By Avi Landau
Newcomers to Tsukuba are usually taken aback by the intense and inescapable chirping of cicadas (semi) in late summer. Though some find it thrilling and ALIVE, for many, the pulsating whir these insects whip up can be mind-numbing, or at the other extreme nerve-wracking. For many Japanese, however, who can often differentiate the particular sounds created by the most common varieties, the cicada is a cherished symbol of summer, which not only indicates the season, but also, depending on which type is singing or at what volume, the time of day. Also, along with the cherry blossom, these creatures, who spend but a few above-ground days LIVING THEIR LIVES AT FULL THROTTLE before quickly falling away, represent that most quintessential Japanese concept, MUJO (無常), the passing nature of all things.
Japan’s greatest poets have used these fast-living, short (above-ground)-lived summer icons to evoke the season, as well as sadness or loneliness. A poem that most Japanese know by heart is the haiku by Basho which goes： 閑かさや岩にしみ入る蝉の声 (shizukasa ya iwa ni shimi iru semi no koe), which I translate as “In the stillness, the cry of cicadas permeates the stones”. Besides this classic, there are dozens of other well-known poems which use the cicada or the empty shells of molted nymphs (out of which cicadas emerge) as key words.

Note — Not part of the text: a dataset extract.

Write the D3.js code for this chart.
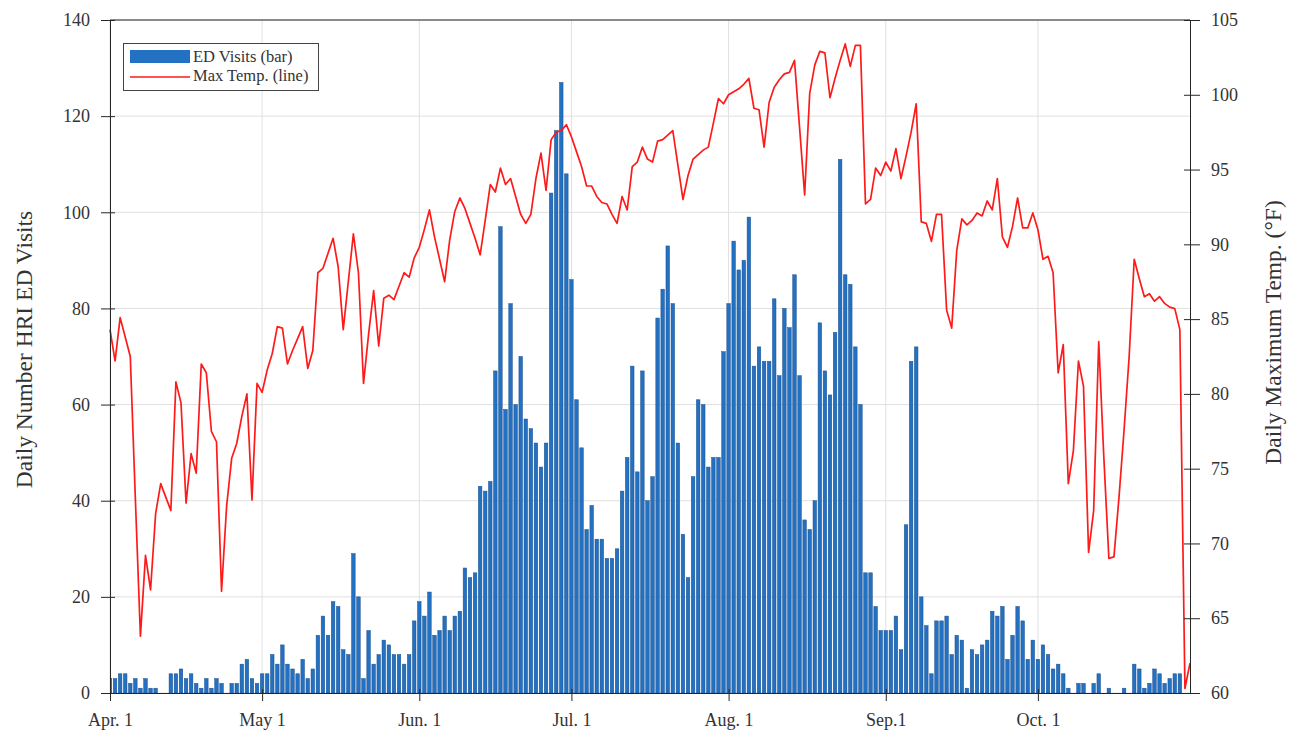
<!DOCTYPE html>
<html><head><meta charset="utf-8">
<script src="https://cdn.jsdelivr.net/npm/d3@7"></script>
<style>body{margin:0;background:#fff;} svg{display:block;font-family:"Liberation Serif","Times New Roman",serif;}</style>
</head><body><svg id="c" width="1294" height="733"></svg>
<script>
// ---- data ----
const startDate = "2018-04-01";
const endDate = "2018-10-31";
const edVisits = [
 3,3,4,4,2,3,1,3,1,1,
 0,0,4,4,5,3,4,2,1,3,
 1,3,2,0,2,2,6,7,3,2,
 4,4,8,6,10,6,5,4,7,3,
 5,12,16,12,19,18,9,8,29,20,
 3,13,6,8,11,10,8,8,6,8,
 15,19,16,21,12,13,16,13,16,17,
 26,24,25,43,42,44,67,97,59,81,
 60,70,57,55,52,47,52,104,117,127,
 108,86,61,51,34,39,32,32,28,28,
 30,42,49,68,46,67,40,45,78,84,
 93,81,52,33,24,45,61,60,47,49,
 49,71,81,94,88,90,99,68,72,69,
 69,82,66,80,76,87,66,36,34,40,
 77,67,62,75,111,87,85,72,60,25,
 25,18,13,13,13,16,9,35,69,72,
 20,14,4,15,15,16,8,12,11,1,
 9,8,10,11,17,16,18,7,12,18,
 15,7,11,7,10,8,5,6,4,1,
 0,2,2,0,2,4,0,1,0,0,
 1,0,6,5,1,2,5,4,2,3,
 4,4,0,0
];
const maxTemp = [
 84.3,82.2,85.1,83.8,82.5,73.0,63.8,69.2,66.9,72.0,
 74.0,73.1,72.2,80.8,79.4,72.7,76.0,74.7,82.0,81.4,
 77.5,76.8,66.8,72.5,75.7,76.7,78.5,80.0,72.9,80.7,
 80.1,81.6,82.7,84.5,84.4,82.0,82.9,83.7,84.5,81.7,
 82.9,88.1,88.4,89.4,90.4,88.5,84.3,87.5,90.7,88.1,
 80.7,84.0,86.9,83.2,86.4,86.6,86.3,87.2,88.1,87.8,
 89.1,89.8,91.0,92.3,90.5,89.0,87.5,90.3,92.2,93.1,
 92.4,91.4,90.4,89.3,91.6,94.0,93.5,95.1,94.0,94.4,
 93.2,92.0,91.4,92.0,94.4,96.1,93.6,97.0,97.5,97.6,
 98.0,97.2,96.2,95.2,93.9,93.9,93.2,92.8,92.7,92.0,
 91.4,93.2,92.3,95.2,95.5,96.5,95.7,95.5,96.9,97.0,
 97.3,97.6,95.3,93.0,94.6,95.7,96.0,96.3,96.5,98.1,
 99.75,99.4,100.0,100.2,100.4,100.7,101.1,99.1,99.0,96.5,
 99.5,100.5,101.0,101.4,101.5,102.3,97.8,93.3,100.1,102.0,
 102.9,102.8,99.8,101.1,102.3,103.4,101.9,103.3,103.3,92.7,
 93.0,95.1,94.6,95.5,94.9,96.4,94.4,95.9,97.5,99.4,
 91.5,91.4,90.2,92.0,92.0,85.6,84.4,89.6,91.7,91.3,
 91.6,92.1,91.9,92.9,92.3,94.4,90.5,89.8,91.2,93.1,
 91.1,91.1,92.1,91.0,89.0,89.2,88.1,81.4,83.3,74.0,
 76.2,82.2,80.5,69.4,72.2,83.5,75.8,69.0,69.1,73.1,
 77.6,82.5,89.0,87.7,86.5,86.7,86.2,86.5,86.05,85.8,
 85.7,84.3,60.3,62.0
];
const visitTicks = [0,20,40,60,80,100,120,140];
const tempTicks = [60,65,70,75,80,85,90,95,100,105];
const monthTicks = ["2018-04-01","2018-05-01","2018-06-01","2018-07-01","2018-08-01","2018-09-01","2018-10-01"];
const monthLabels = ["Apr. 1","May 1","Jun. 1","Jul. 1","Aug. 1","Sep.1","Oct. 1"];
const seriesNames = ["ED Visits (bar)","Max Temp. (line)"];
const axisTitles = ["Daily Number HRI ED Visits","Daily Maximum Temp. (\u00B0F)"];

// ---- layout ----
const m = {left:110, right:1190, top:20, bottom:693};
const parse = d3.utcParse("%Y-%m-%d");
const t0 = parse(startDate), t1 = parse(endDate);
const dates = edVisits.map((_, i) => d3.utcDay.offset(t0, i));
const x = d3.scaleUtc().domain([t0, t1]).range([m.left, m.right]);
const yL = d3.scaleLinear().domain([0, 140]).range([m.bottom, m.top]);
const yR = d3.scaleLinear().domain([60, 105]).range([m.bottom, m.top]);
const dayW = x(d3.utcDay.offset(t0, 1)) - x(t0);
const barW = dayW * 0.7;

const svg = d3.select("#c");
const axisColor = "#262626", gridColor = "#e0e0e0";
const barFill = "#2371c2", barStroke = "#1b4f8c", lineColor = "#ff1a1a";

svg.append("defs").append("clipPath").attr("id","plot")
  .append("rect").attr("x", m.left).attr("y", m.top).attr("width", m.right - m.left).attr("height", m.bottom - m.top);

// grid
const grid = svg.append("g");
grid.selectAll("line.h").data(visitTicks).join("line")
  .attr("x1", m.left).attr("x2", m.right).attr("y1", d => yL(d)).attr("y2", d => yL(d))
  .attr("stroke", gridColor).attr("stroke-width", 1);
grid.selectAll("line.v").data(monthTicks.map(parse)).join("line")
  .attr("x1", d => x(d)).attr("x2", d => x(d)).attr("y1", m.top).attr("y2", m.bottom)
  .attr("stroke", gridColor).attr("stroke-width", 1);

// bars
svg.append("g").attr("clip-path","url(#plot)")
  .selectAll("rect").data(edVisits).join("rect")
  .attr("x", (d, i) => x(dates[i]) - barW / 2)
  .attr("width", barW)
  .attr("y", d => yL(d))
  .attr("height", d => yL(0) - yL(d))
  .attr("fill", barFill).attr("stroke", barStroke).attr("stroke-width", 0.5);

// line
const line = d3.line().x((d, i) => x(dates[i])).y(d => yR(d));
svg.append("path").datum(maxTemp)
  .attr("d", line).attr("fill", "none").attr("stroke", lineColor)
  .attr("stroke-width", 1.7).attr("stroke-linejoin", "round");

// axes
const fs = 18;
const axL = d3.axisLeft(yL).tickValues(visitTicks).tickSizeInner(9).tickSizeOuter(0).tickPadding(11);
const gL = svg.append("g").attr("transform", `translate(${m.left},0)`).call(axL);
const axR = d3.axisRight(yR).tickValues(tempTicks).tickSizeInner(10).tickSizeOuter(0).tickPadding(11);
const gR = svg.append("g").attr("transform", `translate(${m.right},0)`).call(axR);
const axB = d3.axisBottom(x).tickValues(monthTicks.map(parse))
  .tickFormat((d, i) => monthLabels[i]).tickSizeInner(8).tickSizeOuter(0).tickPadding(12);
const gB = svg.append("g").attr("transform", `translate(0,${m.bottom})`).call(axB);
[gL, gR, gB].forEach(g => {
  g.select(".domain").attr("stroke", axisColor);
  g.selectAll(".tick line").attr("stroke", axisColor);
  g.selectAll(".tick text").attr("fill", "#333").style("font-size", fs + "px")
    .style("font-family", '"Liberation Serif","Times New Roman",serif');
});
// inward part of ticks
gL.selectAll(".tick line").attr("x1", 5);
gR.selectAll(".tick line").attr("x1", -6);
gB.selectAll(".tick line").attr("y1", -4);
// top border
svg.append("line").attr("x1", m.left).attr("x2", m.right).attr("y1", m.top).attr("y2", m.top)
  .attr("stroke", axisColor);

// axis titles
svg.append("text").attr("transform", `translate(32,${(m.top + m.bottom) / 2 - 7}) rotate(-90)`)
  .attr("text-anchor", "middle").attr("fill", "#333").style("font-size", "23.5px").text(axisTitles[0]);
svg.append("text").attr("transform", `translate(1281,${(m.top + m.bottom) / 2 - 24}) rotate(-90)`)
  .attr("text-anchor", "middle").attr("fill", "#333").style("font-size", "23.5px").text(axisTitles[1]);

// legend
const lg = svg.append("g");
lg.append("rect").attr("x", 123.5).attr("y", 43.5).attr("width", 195).attr("height", 47)
  .attr("fill", "#fff").attr("stroke", "#444").attr("stroke-width", 1);
lg.append("rect").attr("x", 130).attr("y", 50).attr("width", 60).attr("height", 13).attr("fill", barFill);
lg.append("line").attr("x1", 130).attr("x2", 190).attr("y1", 77).attr("y2", 77)
  .attr("stroke", lineColor).attr("stroke-width", 1.6);
lg.selectAll("text.l").data(seriesNames).join("text")
  .attr("x", 193).attr("y", (d, i) => 62 + i * 19)
  .attr("fill", "#333").style("font-size", "16.5px").text(d => d);
</script></body></html>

The empty shells are especially powerful symbols of transformation and rebirth.
There is a charming etiological myth explaining the semi’s incessant crying which is related to the great Buddhist priest Kukai (Kobo Daishi 774-835). It is the story of Hime Haru Zemi, a princess who falls in love with the brilliant monk and wants to be by his side. Since it was impossible for them to stay together, he fashioned an image of himself out of a tree trunk. As he departed, she climbed to the top of this wood carving, clinging to it and straining to see him, crying all the while. She has been clinging to the tree trunks and crying every summer since.
Fascination with semi starts early and strikes deep roots. Japanese children love catching insects. A daytime stroll in any of Tsukuba’s parks or along any of its pedestrian paths during summer vacation will give evidence to that fact. Armed with nets and green insect cages they excitedly search for beetles, dragonflies, or cicadas. Today I watched a security guard leave his post to help some kids snare some semi which were just out of reach.
Because cicada symbolism has become so natural for the Japanese, fans of Japanese film and animation should take special note, as often summer is evoked by inserting cicada sound effects into the sound-track. I have heard that when these films are dubbed into other languages, these sounds are cut, as they have no meaning for foreign viewers and can be misconstrued as static or white noise. Off hand I can name the film Ijintachi to no Natsu (a summer ghost story) or the recent Semi Shigure as examples of films which effectively employ the sound effect.
Today I asked some friends if they could tell the difference between the different cicada calls. All of them said that they could and enthusiastically talked of what cicadas meant to them. These are the types which I found out are most familiar:
MIN MIN ZEMI that go MIN MIN in the daytime and like to cling high up in the trees;
HIGURASHI that go KANA KANA KANA, evoking a sad feeling in the early morning or evening;
ABURA ZEMI that go JI JI JI JI in the daytime;
TSUKUTSUKU BOSHI that go TSUKUTSUKUBOSHI;
NI NI ZEMI that go chi CHI chi CHI in the daytime.
If like me , these explanation do nothing to help you identify the different types of cicadas ,you can probably make more progress if you check this site.
There is no avoiding the cries of the cicadas, but if you want to have a full SEMI experience, why don’t you start from Doho Park and walk down to Tsukuba University using the pedestrian path.